How do we create a system where employees feel safe to voice their ideas or concerns? Imagine this: you clock into work, and you sign into your app. Your team lead poses the question, “What are you, or is your team struggling with at the moment?” You reply anonymously, without fear of any possible retaliation, or embarrassment mentioning weaknesses of your team or yourself.
Ideally we would all work in a space were it would be okay to voice your opinions without facing any type of backlash, but that would be a Utopian wonderland that exists only in our dreams.
Thousands of people gathered at the Las Vegas HR Technology conference last month to explore new innovations that would provide similar platforms for employers.

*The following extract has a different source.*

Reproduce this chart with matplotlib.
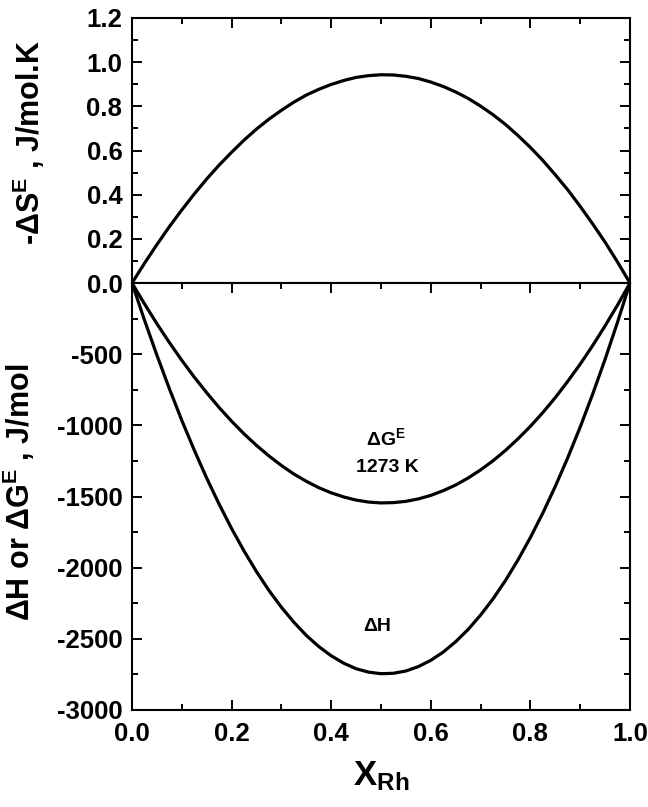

An App called Hyphen was introduced that adopted a model of
“bottom-up” instead of the often adopted top-down engagement system. The focus of Hyphen is to allow HR professionals to “understand the workforce in a way they never could before: what they love, what they hate, what they think of every event at work and what makes them tick. In real time.”
My boss has used Survey Monkey in the past, and expressed that by allowing employees to stay anonymous, he was able to hear brand new opinions he might have otherwise never heard. Are we ready for this type of anonymous feedback?
Walking through the halls at work, I cannot count the amount of times that I’ve heard someone screaming out of anger. I have worked for organizations that have always welcomed my input, yet there are still are those selected few who don’t feel like they can openly express themselves, and they save it for that moment alone in their office, or (in my employment at In-N-Put burger) alone in the refrigerator.
The anonymous platform seems a bit dangerous. Of course the app allows for users to flag a post, or executives to take down any inappropriate content, but are employers truly ready to hear what those who save it for the refrigerator have to say?
Even if they aren’t ready, maybe its worth it? All of this is is to create an environment that ultimately makes employees happy, and happy employees usually means happy customers.
Several research studies find correlations between employee engagement and service, sales and quality. Employee satisfaction results in higher employee engagement, meaning people are not just showing up to work, but they are passionate about the organization they are a part of.